Girl Scout Troop No. 2483, led by Audrey Maynard was one youth group that came to help out. Another group from the local Church of Jesus Christ of Latter-day Saints Eastdell Ward helped for about two hours earlier in the week. One of the teens in the group, Mark Ross, helped organize their effort.
“Our quorum leader was contacted by Joyce Walker asking for some cleanup help. We decided that it would be a good service opportunity for our weekday activity, so we went the Wednesday before the cleanup.
“There were three of us there clearing away dead branches from the orchard. I’ve been to the Dimple Dell area before, but not that part,” Ross said.

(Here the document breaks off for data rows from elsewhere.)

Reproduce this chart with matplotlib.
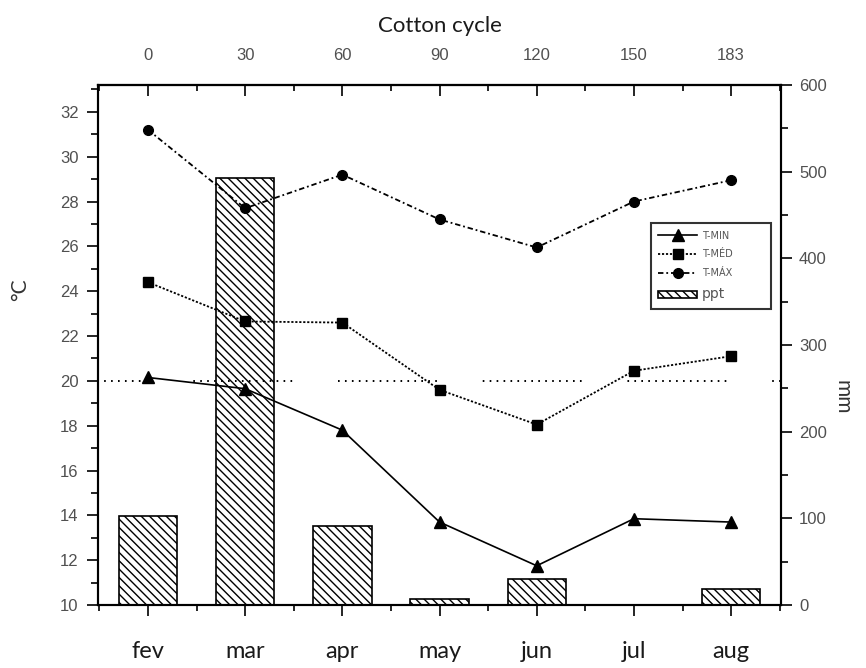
import numpy as np
import matplotlib.pyplot as plt
from matplotlib.ticker import MultipleLocator, FixedLocator

months = ['fev', 'mar', 'apr', 'may', 'jun', 'jul', 'aug']
cycle_days = ['0', '30', '60', '90', '120', '150', '183']
t_max = [31.2, 27.7, 29.2, 27.2, 25.95, 28.0, 28.95]
t_med = [24.4, 22.65, 22.6, 19.6, 18.05, 20.45, 21.1]
t_min = [20.15, 19.65, 17.8, 13.7, 11.75, 13.85, 13.7]
ppt = [103, 493, 91, 7, 30, 0, 18]
ref_temp = 20

plt.rcParams['hatch.linewidth'] = 1.0
tick_font = 'Liberation Sans'
label_font = 'Lato'
tick_col = '#505050'

fig = plt.figure(figsize=(8.66, 6.68), dpi=100)
ax = fig.add_axes([0.1132, 0.0943, 0.7887, 0.7785])
ax2 = ax.twinx()
ax.set_zorder(ax2.get_zorder() + 1)
ax.patch.set_visible(False)

x = np.arange(len(months))

# precipitation bars (right axis)
bars = ax2.bar(x, ppt, width=0.6, color='white', edgecolor='black',
               hatch='\\\\\\\\', linewidth=1.2, label='ppt')

# temperatures (left axis)
l_min, = ax.plot(x, t_min, color='black', lw=1.2, marker='^', ms=8,
                 label='T-MIN')
l_med, = ax.plot(x, t_med, color='black', lw=1.3, ls=(0, (1.2, 1.0)),
                 marker='s', ms=6.5, label='T-MÉD')
l_max, = ax.plot(x, t_max, color='black', lw=1.3, ls=(0, (3, 1.6, 1, 1.6)),
                 marker='o', ms=7, label='T-MÁX')
# dotted 20 °C line, broken into runs of dots
dash = np.array([1.2, 3.8] * 14 + [1.2, 33])
ax.axhline(ref_temp, color='black', lw=1.4,
           ls=(35.6 / 1.4, list(dash / 1.4)))

ax.set_xlim(-0.514, 6.514)
ax.set_ylim(10, 33.2)
ax2.set_ylim(0, 600)

for a in (ax, ax2):
    for s in a.spines.values():
        s.set_linewidth(1.5)

# bottom axis
ax.set_xticks(x, months)
ax.xaxis.set_minor_locator(FixedLocator(np.arange(-0.5, 7, 1)))
ax.tick_params(axis='x', which='major', direction='out', length=8, width=1.2,
               pad=18, labelsize=17)
ax.tick_params(axis='x', which='minor', direction='out', length=4, width=1.2)
for t in ax.get_xticklabels():
    t.set_fontfamily(label_font)
    t.set_color('#1a1a1a')

# left axis
ax.yaxis.set_major_locator(MultipleLocator(2))
ax.yaxis.set_minor_locator(MultipleLocator(1))
ax.tick_params(axis='y', which='major', direction='out', length=8, width=1.2,
               labelsize=12, labelcolor=tick_col, pad=6)
ax.tick_params(axis='y', which='minor', direction='out', length=5, width=1.2)
for t in ax.get_yticklabels():
    t.set_fontfamily(tick_font)
ax.set_ylabel('°C', fontsize=15, family=label_font, color='#333333')
ax.yaxis.set_label_coords(-0.1, 0.606)

# right axis
ax2.yaxis.set_major_locator(MultipleLocator(100))
ax2.yaxis.set_minor_locator(MultipleLocator(50))
ax2.tick_params(axis='y', which='major', direction='out', length=8, width=1.2,
                labelsize=12, labelcolor=tick_col, pad=5)
ax2.tick_params(axis='y', which='minor', direction='out', length=5, width=1.2)
for t in ax2.get_yticklabels():
    t.set_fontfamily(tick_font)
ax2.set_ylabel('mm', fontsize=15, family=label_font, color='#333333',
               rotation=-90)
ax2.yaxis.set_label_coords(1.105, 0.4)

# top axis: days of the cotton cycle
top = ax.secondary_xaxis('top')
top.set_xticks(x, cycle_days)
top.xaxis.set_minor_locator(FixedLocator(np.arange(-0.5, 7, 1)))
top.tick_params(axis='x', which='major', direction='in', length=8, width=1.2,
                labelsize=12, labelcolor=tick_col, pad=16)
top.tick_params(axis='x', which='minor', direction='in', length=4, width=1.2)
for t in top.get_xticklabels():
    t.set_fontfamily(tick_font)
top.spines['top'].set_linewidth(1.5)
top.set_xlabel('Cotton cycle', fontsize=16, family=label_font,
               color='#1a1a1a', labelpad=11)

leg = ax.legend(handles=[l_min, l_med, l_max, bars],
                loc='upper left', bbox_to_anchor=(0.802, 0.587, 0.191, 0.157),
                mode='expand', fontsize=7, frameon=True, fancybox=False,
                edgecolor='black', handlelength=4, labelspacing=0.9,
                borderpad=0.8, handletextpad=0.5)
leg.get_frame().set_linewidth(1.5)
for t in leg.get_texts():
    t.set_color('#555555')
leg.get_texts()[3].set_fontsize(10)

fig.savefig('out.png', dpi=100)
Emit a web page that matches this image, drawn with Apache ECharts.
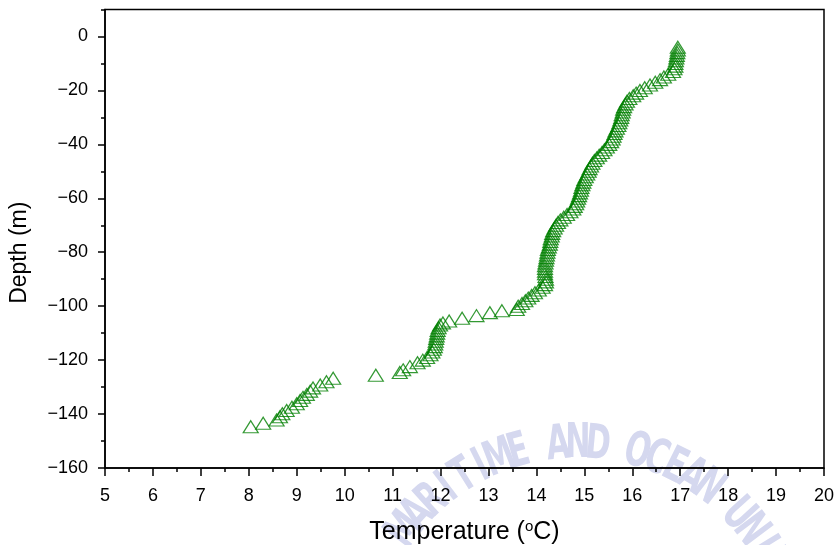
<!DOCTYPE html>
<html>
<head>
<meta charset="utf-8">
<script src="https://cdn.jsdelivr.net/npm/echarts@6/dist/echarts.min.js"></script>
<style>
html,body{margin:0;padding:0;background:#fff;}
#chart{width:837px;height:545px;}
</style>
</head>
<body>
<div id="chart"></div>
<script>
const depths = [
  -4,-5,-6,-7,-8,-9,-10,-11,-12,-13,-14,-15,-16,-17,-18,-19,-20,-21,-22,-23,-24,-25,-26,-27,-28,-29,-30,
  -31,-32,-33,-34,-35,-36,-37,-38,-39,-40,-41,-42,-43,-44,-45,-46,-47,-48,-49,-50,
  -51,-52,-53,-54,-55,-56,-57,-58,-59,-60,-61,-62,-63,-64,-65,-66,-67,-68,-69,-70,
  -71,-72,-73,-74,-75,-76,-77,-78,-79,-80,-81,-82,-83,-84,-85,-86,-87,-88,-89,-90,
  -91,-92,-93,-94,-95,-96,-97,-98,-99,-100,
  -101.2,-101.7,-102.4,-103.5,-104.5,-105.5,-106.2,-107,-108,-109,-110,
  -111,-112,-113,-114,-115,-116,-117,-118,-119,-120,-121,-122.4,-123.6,-124.6,-125.6,
  -126.7,-128,-129.2,-130.3,-131.5,-132.7,-133.8,-135,-136.2,-137.5,-138.7,-139.9,-141,-142.2,-143.4,-144.7
];
const temps = [
  16.95,16.95,16.94,16.93,16.92,16.91,16.9,16.9,16.88,16.85,16.75,16.66,16.58,16.48,16.37,16.26,16.16,16.08,16.02,15.94,15.89,15.86,15.83,15.81,15.8,15.78,15.77,
  15.75,15.73,15.71,15.68,15.65,15.63,15.61,15.59,15.56,15.52,15.47,15.42,15.37,15.31,15.26,15.21,15.17,15.14,15.11,15.09,
  15.06,15.03,15.0,14.98,14.96,14.94,14.93,14.91,14.89,14.87,14.85,14.83,14.8,14.77,14.71,14.64,14.57,14.5,14.45,14.41,
  14.38,14.35,14.33,14.32,14.3,14.29,14.28,14.26,14.24,14.23,14.22,14.21,14.2,14.19,14.18,14.18,14.18,14.18,14.19,14.2,
  14.2,14.18,14.13,14.05,13.97,13.9,13.83,13.77,13.7,13.62,
  13.59,13.28,13.03,12.75,12.45,12.18,12.05,11.99,11.96,11.94,11.93,
  11.92,11.91,11.9,11.89,11.88,11.86,11.83,11.79,11.72,11.63,11.52,11.36,11.22,11.15,10.65,
  9.76,9.62,9.49,9.34,9.28,9.21,9.13,9.07,9.0,8.9,8.79,8.7,8.65,8.58,8.3,8.04
];
const xTicks = {min: 5, max: 20, step: 1};
const yTicks = {min: -160, max: 10, step: 20};
const watermark = 'MARITIME AND OCEAN UNIV';

const points = depths.map((d, i) => [temps[i], d]);

// faint watermark letters along an arc
const wmGraphics = [];
const cx = 578, cy = 660, r = 215;
for (let i = 0; i < watermark.length; i++) {
  const ch = watermark[i];
  if (ch === ' ') continue;
  const ang = (-143 + i * 5.3) * Math.PI / 180;
  wmGraphics.push({
    type: 'text', z: -10, silent: true,
    x: cx + r * Math.cos(ang), y: cy + r * Math.sin(ang),
    rotation: -(ang + Math.PI / 2),
    scaleX: 0.7,
    style: {
      text: ch, fill: '#d5d8ef', font: 'bold 48px "Liberation Sans Narrow", "DejaVu Sans Condensed", sans-serif',
      align: 'center', verticalAlign: 'middle'
    }
  });
}

const chart = echarts.init(document.getElementById('chart'), null, {renderer: 'canvas'});
chart.setOption({
  animation: false,
  backgroundColor: '#fff',
  graphic: wmGraphics,
  grid: {left: 105, right: 13, top: 9.5, bottom: 77, containLabel: false, outerBoundsMode: 'none',
    show: true, borderColor: '#000', borderWidth: 1.5, backgroundColor: 'transparent'},
  xAxis: {
    type: 'value', min: xTicks.min, max: xTicks.max, interval: xTicks.step,
    name: '{n|Temperature (}{s|o}{n|C)}', nameLocation: 'middle', nameGap: 51,
    nameTextStyle: {rich: {
      n: {fontFamily: 'Liberation Sans', fontSize: 25, color: '#000'},
      s: {fontFamily: 'Liberation Sans', fontSize: 15, color: '#000', verticalAlign: 'top', padding: [0, 0, 11, 0]}
    }},
    axisLine: {show: true, onZero: false, lineStyle: {color: '#000', width: 1.5}},
    axisTick: {show: true, inside: false, length: 8, lineStyle: {color: '#000', width: 1.5}},
    minorTick: {show: true, splitNumber: 2, length: 4, lineStyle: {color: '#000', width: 1.5}},
    axisLabel: {fontFamily: 'Liberation Sans', fontSize: 18, color: '#000', margin: 19},
    splitLine: {show: false}
  },
  yAxis: [{
    type: 'value', min: yTicks.min, max: yTicks.max, interval: yTicks.step,
    name: 'Depth (m)', nameLocation: 'middle', nameGap: 74, nameRotate: 90,
    nameTextStyle: {fontFamily: 'Liberation Sans', fontSize: 23, color: '#000', padding: [0, 28, 0, 0]},
    axisLine: {show: true, onZero: false, lineStyle: {color: '#000', width: 1.5}},
    axisTick: {show: true, inside: false, length: 7, lineStyle: {color: '#000', width: 1.5}},
    axisLabel: {fontFamily: 'Liberation Sans', fontSize: 18, color: '#000', margin: 17, showMaxLabel: false,
      formatter: v => String(v).replace('-', '\u2212')},
    splitLine: {show: false}
  }, {
    type: 'value', position: 'left', min: yTicks.min, max: yTicks.max, interval: yTicks.step / 2,
    axisLine: {show: false, onZero: false},
    axisTick: {show: true, inside: false, length: 4, lineStyle: {color: '#000', width: 1.5}},
    axisLabel: {show: false},
    splitLine: {show: false}
  }],
  series: [{
    type: 'scatter', yAxisIndex: 0, data: points,
    symbol: 'triangle', symbolSize: [15, 12],
    itemStyle: {color: 'rgba(0,0,0,0)', borderColor: '#008000', borderWidth: 1.2},
    emphasis: {disabled: true}, silent: true
  }]
});
</script>
</body>
</html>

Ross said the work wasn’t too difficult, and he liked working on a project that was good for the whole community. “It’s a service project that doesn’t just affect one or two people; it’s in an area everyone can enjoy. It feels good knowing I helped make it usable for other people. It was pretty fun, so we might do it again,” Ross said.
Other volunteers cleared out Scottish thistle around the pond and stream. Representatives from Sandy Public Works had information on water conservancy. Walmart donated water, snacks and sunblock for the volunteers.
“It was a great community effort by so many people. So many good people in Sandy came out and gave a big part of their Saturday to be good citizen stewards,” Walker said.
If people are in the area and see anything that needs attention, Walker said a quick picture with a geo tag or pin and a private Facebook message to the DDPC helps them a lot. “Trash, large patches of invasive weeds or graffiti are all things we need to quickly take care of,” Walker said.
On occasion, people have also found animal traps, which are illegal, set in the area. Those should be called in immediately as they pose a danger to wildlife, pets and people.
“We so appreciate the countless hours that volunteers have given. We hope people will continue to enjoy the park, learn about its history and be good stewards,” Walker said.